## Supplied data
#####

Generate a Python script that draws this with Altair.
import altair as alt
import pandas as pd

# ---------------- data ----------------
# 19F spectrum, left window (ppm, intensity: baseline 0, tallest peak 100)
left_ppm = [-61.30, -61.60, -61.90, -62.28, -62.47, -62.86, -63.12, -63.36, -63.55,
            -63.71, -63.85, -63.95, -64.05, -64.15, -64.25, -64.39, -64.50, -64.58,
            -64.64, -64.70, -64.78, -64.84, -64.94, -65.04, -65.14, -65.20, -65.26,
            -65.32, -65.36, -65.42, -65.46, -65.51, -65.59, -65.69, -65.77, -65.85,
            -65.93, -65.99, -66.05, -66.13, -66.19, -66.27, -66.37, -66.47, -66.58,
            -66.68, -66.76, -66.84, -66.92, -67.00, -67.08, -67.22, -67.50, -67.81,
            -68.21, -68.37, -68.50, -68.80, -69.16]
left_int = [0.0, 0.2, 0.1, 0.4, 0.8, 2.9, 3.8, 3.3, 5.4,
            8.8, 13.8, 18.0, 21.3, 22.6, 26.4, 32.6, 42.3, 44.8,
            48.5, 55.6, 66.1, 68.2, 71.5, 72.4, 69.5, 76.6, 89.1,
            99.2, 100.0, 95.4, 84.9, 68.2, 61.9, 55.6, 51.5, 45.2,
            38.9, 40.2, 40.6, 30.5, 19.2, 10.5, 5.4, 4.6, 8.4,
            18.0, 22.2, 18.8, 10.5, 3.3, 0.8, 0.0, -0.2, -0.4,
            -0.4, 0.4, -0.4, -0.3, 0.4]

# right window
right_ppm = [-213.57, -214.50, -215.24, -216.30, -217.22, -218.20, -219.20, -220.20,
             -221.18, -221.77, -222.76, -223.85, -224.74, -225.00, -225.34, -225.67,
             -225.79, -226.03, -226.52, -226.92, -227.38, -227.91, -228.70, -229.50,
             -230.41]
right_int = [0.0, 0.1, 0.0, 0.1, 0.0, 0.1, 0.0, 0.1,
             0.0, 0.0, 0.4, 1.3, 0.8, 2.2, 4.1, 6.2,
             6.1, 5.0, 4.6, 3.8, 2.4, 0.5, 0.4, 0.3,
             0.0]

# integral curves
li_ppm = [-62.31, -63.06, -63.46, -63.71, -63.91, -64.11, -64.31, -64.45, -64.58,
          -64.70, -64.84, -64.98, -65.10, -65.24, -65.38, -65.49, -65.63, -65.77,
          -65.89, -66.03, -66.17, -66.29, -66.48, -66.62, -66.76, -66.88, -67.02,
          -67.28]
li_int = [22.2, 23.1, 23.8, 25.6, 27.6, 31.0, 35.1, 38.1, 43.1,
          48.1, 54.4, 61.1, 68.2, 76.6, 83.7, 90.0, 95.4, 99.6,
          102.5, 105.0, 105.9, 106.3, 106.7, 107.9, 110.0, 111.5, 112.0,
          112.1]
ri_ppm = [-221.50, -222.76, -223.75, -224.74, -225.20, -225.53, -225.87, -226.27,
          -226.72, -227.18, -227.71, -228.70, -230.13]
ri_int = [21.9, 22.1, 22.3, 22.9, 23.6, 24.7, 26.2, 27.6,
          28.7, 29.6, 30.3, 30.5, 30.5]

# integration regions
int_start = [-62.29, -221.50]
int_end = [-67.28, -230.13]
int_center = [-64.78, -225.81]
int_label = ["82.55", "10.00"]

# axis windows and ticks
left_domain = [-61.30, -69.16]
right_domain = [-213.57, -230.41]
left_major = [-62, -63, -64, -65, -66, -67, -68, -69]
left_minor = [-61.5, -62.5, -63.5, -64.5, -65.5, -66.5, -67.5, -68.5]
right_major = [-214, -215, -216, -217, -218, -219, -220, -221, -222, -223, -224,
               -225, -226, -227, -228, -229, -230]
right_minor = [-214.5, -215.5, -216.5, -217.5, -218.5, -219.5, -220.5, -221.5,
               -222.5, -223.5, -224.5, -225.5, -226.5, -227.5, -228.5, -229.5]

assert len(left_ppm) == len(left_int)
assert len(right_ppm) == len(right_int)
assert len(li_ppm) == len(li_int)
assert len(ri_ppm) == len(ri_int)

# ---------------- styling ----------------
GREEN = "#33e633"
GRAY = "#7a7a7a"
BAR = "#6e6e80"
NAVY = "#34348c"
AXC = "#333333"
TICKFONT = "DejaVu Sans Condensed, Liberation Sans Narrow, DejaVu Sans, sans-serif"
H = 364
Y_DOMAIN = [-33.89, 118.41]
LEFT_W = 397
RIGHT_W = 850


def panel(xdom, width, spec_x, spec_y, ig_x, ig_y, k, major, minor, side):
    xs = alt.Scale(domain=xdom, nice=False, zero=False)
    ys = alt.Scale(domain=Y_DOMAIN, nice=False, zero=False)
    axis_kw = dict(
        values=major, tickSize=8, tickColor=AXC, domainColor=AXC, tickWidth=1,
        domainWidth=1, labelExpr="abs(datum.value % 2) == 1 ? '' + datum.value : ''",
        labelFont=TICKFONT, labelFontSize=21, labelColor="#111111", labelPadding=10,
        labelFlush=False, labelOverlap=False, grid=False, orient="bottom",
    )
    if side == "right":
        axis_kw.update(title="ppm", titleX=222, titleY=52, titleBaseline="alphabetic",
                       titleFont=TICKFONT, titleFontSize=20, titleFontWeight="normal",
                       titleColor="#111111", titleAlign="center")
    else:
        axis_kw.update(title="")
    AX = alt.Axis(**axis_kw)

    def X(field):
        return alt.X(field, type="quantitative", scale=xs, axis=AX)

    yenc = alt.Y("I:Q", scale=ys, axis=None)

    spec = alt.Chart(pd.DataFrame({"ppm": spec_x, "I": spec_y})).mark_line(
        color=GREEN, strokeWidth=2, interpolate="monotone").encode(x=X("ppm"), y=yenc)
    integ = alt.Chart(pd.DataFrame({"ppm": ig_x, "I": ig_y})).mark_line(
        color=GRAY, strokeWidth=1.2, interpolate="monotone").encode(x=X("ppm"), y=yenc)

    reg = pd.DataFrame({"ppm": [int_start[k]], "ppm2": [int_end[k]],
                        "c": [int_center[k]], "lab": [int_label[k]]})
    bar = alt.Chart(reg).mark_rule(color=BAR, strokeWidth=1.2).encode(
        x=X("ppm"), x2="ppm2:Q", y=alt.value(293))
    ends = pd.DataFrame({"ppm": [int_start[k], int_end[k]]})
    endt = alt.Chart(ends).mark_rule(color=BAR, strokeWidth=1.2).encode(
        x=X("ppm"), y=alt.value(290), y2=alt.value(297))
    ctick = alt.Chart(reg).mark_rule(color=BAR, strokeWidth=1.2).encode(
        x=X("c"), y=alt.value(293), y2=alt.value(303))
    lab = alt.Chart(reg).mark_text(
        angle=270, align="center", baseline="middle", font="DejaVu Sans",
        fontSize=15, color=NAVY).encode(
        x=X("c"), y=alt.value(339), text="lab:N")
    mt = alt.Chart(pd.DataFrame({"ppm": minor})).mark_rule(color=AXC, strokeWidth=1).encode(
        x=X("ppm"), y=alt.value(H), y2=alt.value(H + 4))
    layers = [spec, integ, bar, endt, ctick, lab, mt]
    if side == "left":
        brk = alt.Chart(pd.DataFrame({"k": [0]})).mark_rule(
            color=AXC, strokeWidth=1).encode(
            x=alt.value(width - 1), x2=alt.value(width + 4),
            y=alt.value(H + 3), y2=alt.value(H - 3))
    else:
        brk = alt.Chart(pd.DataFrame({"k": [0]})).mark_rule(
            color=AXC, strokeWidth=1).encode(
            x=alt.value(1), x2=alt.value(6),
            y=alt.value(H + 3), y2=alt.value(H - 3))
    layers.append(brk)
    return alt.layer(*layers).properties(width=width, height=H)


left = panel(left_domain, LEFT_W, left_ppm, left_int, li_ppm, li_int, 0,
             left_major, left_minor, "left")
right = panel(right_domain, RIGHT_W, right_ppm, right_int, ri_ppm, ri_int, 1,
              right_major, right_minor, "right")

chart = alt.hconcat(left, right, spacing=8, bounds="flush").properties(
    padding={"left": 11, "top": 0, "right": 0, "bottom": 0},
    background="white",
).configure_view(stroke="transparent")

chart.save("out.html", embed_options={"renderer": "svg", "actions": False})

#####

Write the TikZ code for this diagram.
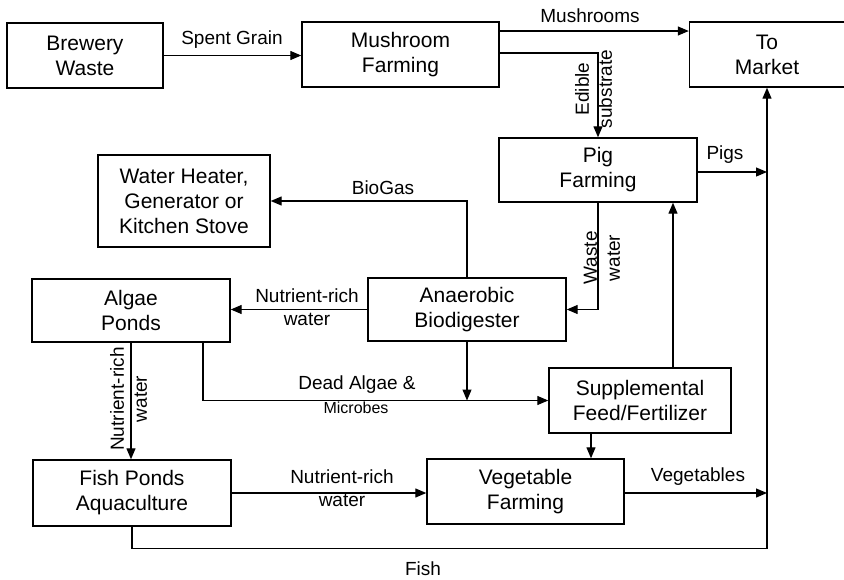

#####

## Directions
Look through the entries above and report each line where the string "this" occurs.

## Final result
Generate a Python script that draws this with Altair.
Write the TikZ code for this diagram.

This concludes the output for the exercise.